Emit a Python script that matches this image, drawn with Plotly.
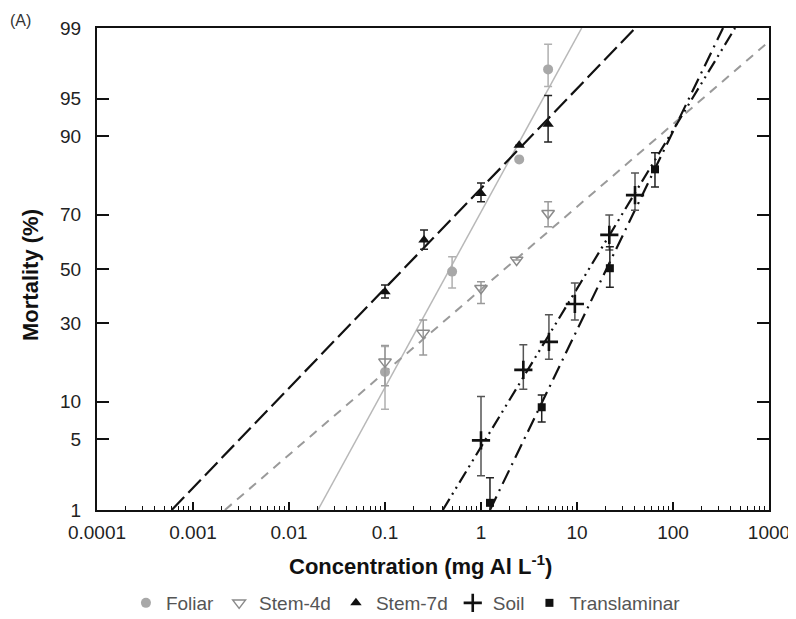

* * * * * * *

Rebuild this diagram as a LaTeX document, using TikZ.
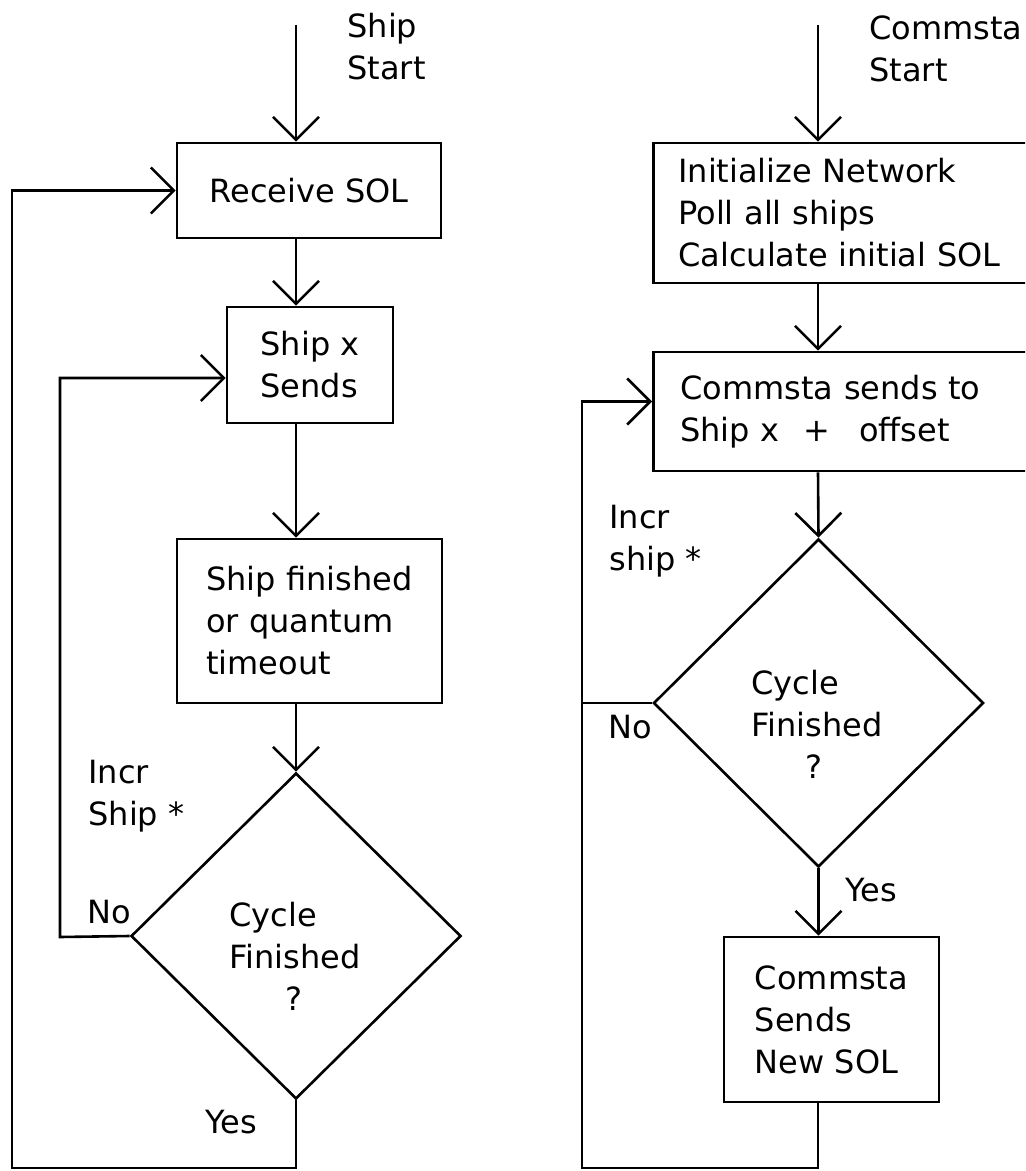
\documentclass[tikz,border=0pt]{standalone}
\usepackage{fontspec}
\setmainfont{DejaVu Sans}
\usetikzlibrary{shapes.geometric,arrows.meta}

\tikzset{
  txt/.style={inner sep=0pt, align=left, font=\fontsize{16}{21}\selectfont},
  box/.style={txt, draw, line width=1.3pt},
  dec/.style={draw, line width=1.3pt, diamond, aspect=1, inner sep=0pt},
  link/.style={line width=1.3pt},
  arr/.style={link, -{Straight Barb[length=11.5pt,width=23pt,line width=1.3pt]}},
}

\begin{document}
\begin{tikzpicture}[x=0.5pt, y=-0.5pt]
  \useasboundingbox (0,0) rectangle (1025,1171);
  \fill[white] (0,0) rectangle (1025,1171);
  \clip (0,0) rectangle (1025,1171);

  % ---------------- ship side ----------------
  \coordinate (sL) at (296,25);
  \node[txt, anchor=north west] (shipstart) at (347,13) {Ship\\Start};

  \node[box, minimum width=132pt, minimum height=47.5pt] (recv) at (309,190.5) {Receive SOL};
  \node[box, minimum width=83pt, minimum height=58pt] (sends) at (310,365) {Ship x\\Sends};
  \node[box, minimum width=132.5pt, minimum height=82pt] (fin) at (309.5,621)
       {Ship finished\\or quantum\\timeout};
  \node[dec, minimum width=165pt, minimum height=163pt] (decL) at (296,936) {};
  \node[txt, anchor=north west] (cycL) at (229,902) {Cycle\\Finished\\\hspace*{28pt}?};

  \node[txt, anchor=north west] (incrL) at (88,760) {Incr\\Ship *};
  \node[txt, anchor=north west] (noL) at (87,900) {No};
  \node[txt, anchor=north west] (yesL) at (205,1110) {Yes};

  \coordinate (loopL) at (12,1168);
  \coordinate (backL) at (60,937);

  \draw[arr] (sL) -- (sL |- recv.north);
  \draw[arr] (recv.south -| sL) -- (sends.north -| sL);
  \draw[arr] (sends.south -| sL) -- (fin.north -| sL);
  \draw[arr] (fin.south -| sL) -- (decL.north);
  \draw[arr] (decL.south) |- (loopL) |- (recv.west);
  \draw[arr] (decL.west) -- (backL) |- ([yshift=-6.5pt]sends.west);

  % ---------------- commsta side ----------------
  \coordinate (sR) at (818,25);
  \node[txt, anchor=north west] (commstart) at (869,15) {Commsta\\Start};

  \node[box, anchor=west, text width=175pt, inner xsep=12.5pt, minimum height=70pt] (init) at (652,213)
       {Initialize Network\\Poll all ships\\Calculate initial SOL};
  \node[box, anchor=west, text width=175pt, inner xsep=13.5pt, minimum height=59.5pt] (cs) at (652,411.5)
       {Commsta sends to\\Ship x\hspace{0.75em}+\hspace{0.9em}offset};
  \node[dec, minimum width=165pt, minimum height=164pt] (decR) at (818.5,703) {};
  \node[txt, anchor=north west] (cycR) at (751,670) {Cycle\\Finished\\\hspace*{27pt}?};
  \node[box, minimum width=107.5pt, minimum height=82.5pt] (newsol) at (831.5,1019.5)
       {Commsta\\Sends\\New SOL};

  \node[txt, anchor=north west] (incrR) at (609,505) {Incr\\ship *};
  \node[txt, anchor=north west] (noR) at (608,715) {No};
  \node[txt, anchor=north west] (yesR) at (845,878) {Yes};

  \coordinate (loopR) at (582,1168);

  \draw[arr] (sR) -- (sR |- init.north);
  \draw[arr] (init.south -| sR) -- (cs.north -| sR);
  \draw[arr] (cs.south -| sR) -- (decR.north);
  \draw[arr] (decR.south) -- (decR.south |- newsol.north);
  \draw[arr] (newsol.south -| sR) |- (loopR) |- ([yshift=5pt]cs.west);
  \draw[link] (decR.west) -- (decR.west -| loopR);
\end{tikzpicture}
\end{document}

* * * * * * *

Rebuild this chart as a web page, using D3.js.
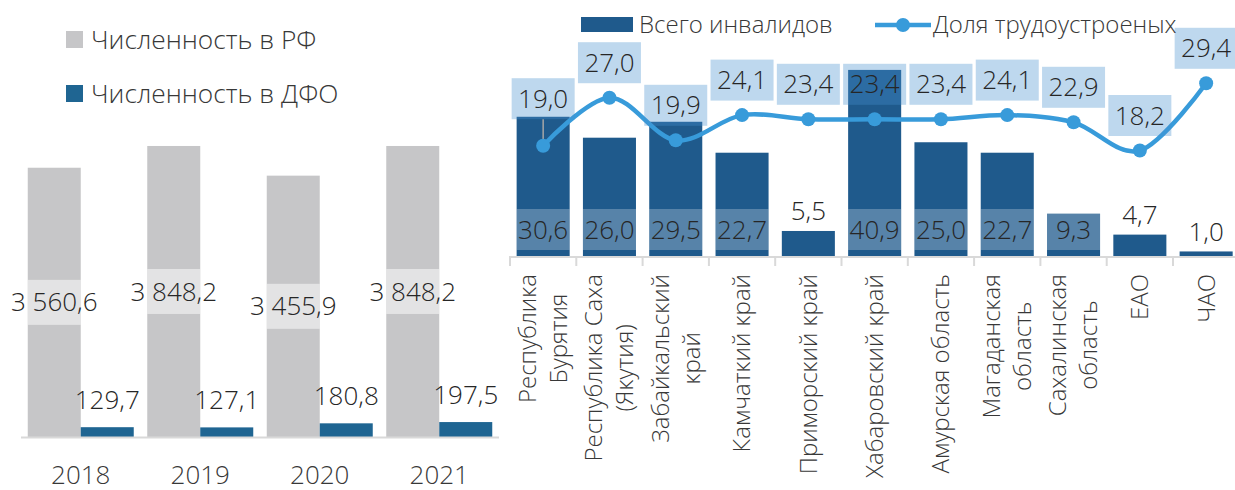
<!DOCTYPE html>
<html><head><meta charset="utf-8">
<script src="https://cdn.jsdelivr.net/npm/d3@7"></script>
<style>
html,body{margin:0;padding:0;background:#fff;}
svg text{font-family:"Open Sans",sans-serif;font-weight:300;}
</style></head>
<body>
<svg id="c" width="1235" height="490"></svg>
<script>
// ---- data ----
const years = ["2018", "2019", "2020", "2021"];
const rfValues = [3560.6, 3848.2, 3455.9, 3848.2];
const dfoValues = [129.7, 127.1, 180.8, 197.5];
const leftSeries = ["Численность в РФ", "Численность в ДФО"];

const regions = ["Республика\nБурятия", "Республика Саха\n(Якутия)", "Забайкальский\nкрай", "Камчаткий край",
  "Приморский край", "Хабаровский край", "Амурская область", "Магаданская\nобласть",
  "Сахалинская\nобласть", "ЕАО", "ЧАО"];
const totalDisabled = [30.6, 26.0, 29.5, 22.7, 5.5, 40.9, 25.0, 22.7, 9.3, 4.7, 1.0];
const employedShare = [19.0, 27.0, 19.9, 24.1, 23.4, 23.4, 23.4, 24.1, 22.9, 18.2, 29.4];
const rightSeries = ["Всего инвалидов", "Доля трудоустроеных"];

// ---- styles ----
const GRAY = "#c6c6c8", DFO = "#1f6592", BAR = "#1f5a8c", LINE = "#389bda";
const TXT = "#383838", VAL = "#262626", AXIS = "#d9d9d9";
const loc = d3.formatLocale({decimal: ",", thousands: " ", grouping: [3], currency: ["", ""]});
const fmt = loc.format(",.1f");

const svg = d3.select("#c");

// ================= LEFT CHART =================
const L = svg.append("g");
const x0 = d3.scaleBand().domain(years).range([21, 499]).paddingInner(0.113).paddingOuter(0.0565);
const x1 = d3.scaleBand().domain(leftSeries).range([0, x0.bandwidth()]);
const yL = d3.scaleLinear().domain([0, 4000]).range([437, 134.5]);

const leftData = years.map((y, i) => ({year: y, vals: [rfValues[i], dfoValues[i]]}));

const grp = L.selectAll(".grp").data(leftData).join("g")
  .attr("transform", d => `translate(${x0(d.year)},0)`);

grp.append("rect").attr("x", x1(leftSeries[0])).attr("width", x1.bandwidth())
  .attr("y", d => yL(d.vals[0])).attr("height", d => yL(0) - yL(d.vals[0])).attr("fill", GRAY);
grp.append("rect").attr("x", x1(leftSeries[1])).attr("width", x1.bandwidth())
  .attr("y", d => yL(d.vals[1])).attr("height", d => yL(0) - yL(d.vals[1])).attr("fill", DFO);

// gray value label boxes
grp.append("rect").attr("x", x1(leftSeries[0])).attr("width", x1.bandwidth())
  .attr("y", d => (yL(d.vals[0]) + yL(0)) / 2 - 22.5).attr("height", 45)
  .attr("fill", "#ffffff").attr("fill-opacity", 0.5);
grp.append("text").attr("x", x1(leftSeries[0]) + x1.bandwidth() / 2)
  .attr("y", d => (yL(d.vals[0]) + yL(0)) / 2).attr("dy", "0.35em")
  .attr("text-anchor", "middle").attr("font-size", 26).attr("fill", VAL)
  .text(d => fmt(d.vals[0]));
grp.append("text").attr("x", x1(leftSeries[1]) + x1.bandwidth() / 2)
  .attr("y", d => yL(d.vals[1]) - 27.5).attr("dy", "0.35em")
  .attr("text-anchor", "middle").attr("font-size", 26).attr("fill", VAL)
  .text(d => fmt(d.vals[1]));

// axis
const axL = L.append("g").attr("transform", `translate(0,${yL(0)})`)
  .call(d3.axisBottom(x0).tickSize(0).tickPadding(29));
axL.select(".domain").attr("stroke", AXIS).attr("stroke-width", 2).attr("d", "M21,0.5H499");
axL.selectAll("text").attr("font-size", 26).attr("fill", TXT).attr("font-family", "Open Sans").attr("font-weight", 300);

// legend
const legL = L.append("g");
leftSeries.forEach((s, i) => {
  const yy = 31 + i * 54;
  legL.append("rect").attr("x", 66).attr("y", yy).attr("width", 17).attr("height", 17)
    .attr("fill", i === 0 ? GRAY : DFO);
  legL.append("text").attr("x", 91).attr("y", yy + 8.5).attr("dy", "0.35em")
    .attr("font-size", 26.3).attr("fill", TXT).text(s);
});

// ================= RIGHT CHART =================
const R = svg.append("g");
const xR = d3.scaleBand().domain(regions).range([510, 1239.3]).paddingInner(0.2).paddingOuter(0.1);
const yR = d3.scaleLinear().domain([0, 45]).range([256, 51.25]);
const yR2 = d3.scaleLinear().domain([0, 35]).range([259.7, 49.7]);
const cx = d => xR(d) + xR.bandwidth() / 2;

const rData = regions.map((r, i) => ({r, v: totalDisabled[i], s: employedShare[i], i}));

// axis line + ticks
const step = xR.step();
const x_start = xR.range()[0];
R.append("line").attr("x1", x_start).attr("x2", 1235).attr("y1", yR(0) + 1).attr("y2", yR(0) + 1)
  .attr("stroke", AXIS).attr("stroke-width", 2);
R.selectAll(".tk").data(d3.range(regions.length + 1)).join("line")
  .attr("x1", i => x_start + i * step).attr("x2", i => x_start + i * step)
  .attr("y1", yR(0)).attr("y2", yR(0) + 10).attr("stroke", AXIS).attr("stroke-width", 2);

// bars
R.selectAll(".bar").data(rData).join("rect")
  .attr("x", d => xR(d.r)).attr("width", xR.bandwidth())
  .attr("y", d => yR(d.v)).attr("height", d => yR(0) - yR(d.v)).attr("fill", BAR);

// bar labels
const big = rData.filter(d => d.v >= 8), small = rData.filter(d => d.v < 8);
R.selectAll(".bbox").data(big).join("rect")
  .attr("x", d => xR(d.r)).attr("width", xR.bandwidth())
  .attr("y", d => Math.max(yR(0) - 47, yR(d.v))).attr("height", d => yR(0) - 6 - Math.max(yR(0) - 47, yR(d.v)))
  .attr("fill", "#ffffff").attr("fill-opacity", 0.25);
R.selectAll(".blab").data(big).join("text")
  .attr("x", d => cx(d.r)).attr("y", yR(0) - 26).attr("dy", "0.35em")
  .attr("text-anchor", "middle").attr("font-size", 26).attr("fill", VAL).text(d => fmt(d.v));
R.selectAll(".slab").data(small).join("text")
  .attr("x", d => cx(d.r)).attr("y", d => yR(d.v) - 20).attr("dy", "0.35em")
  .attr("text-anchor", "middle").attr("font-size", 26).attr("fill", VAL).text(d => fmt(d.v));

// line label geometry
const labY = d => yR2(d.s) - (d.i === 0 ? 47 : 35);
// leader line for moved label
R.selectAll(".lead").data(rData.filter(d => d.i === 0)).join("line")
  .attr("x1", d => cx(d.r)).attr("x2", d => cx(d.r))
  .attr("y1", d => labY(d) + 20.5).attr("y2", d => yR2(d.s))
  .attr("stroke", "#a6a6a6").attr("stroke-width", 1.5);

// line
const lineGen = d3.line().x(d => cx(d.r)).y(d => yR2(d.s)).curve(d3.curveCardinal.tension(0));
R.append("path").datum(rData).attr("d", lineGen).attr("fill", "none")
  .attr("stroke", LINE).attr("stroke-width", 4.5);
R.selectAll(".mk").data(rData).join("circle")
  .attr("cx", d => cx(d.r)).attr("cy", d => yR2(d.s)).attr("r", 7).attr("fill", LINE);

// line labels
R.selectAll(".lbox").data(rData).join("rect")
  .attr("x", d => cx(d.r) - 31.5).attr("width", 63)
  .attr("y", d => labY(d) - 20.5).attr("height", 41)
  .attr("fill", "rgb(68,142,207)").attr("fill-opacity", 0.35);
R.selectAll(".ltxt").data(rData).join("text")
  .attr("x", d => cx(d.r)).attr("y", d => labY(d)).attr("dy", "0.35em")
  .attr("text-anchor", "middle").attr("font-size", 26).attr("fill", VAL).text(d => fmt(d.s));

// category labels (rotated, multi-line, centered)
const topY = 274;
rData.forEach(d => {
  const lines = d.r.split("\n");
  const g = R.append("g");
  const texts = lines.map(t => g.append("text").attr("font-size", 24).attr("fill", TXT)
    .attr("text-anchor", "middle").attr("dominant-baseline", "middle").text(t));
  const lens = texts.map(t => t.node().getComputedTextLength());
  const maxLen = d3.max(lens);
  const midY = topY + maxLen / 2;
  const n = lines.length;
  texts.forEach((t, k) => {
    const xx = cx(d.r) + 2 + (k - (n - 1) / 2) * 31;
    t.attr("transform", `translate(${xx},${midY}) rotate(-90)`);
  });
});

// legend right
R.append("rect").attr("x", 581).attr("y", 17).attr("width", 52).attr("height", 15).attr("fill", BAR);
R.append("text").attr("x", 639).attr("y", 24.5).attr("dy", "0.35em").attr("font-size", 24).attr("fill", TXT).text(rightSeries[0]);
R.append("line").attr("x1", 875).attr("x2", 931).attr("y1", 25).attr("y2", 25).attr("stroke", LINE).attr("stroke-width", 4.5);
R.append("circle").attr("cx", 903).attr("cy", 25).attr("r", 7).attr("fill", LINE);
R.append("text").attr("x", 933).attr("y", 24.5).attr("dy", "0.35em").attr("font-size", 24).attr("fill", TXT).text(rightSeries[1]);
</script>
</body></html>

* * * * * * *

## Task brief
Copy word for word every line from the one with "Rebuild this diagram" through the one with "anchor=north west] (shipstart)", including both. No pictures belong in the copy.

## Output below
Rebuild this diagram as a LaTeX document, using TikZ.
\documentclass[tikz,border=0pt]{standalone}
\usepackage{fontspec}
\setmainfont{DejaVu Sans}
\usetikzlibrary{shapes.geometric,arrows.meta}

\tikzset{
  txt/.style={inner sep=0pt, align=left, font=\fontsize{16}{21}\selectfont},
  box/.style={txt, draw, line width=1.3pt},
  dec/.style={draw, line width=1.3pt, diamond, aspect=1, inner sep=0pt},
  link/.style={line width=1.3pt},
  arr/.style={link, -{Straight Barb[length=11.5pt,width=23pt,line width=1.3pt]}},
}

\begin{document}
\begin{tikzpicture}[x=0.5pt, y=-0.5pt]
  \useasboundingbox (0,0) rectangle (1025,1171);
  \fill[white] (0,0) rectangle (1025,1171);
  \clip (0,0) rectangle (1025,1171);

  % ---------------- ship side ----------------
  \coordinate (sL) at (296,25);
  \node[txt, anchor=north west] (shipstart) at (347,13) {Ship\\Start};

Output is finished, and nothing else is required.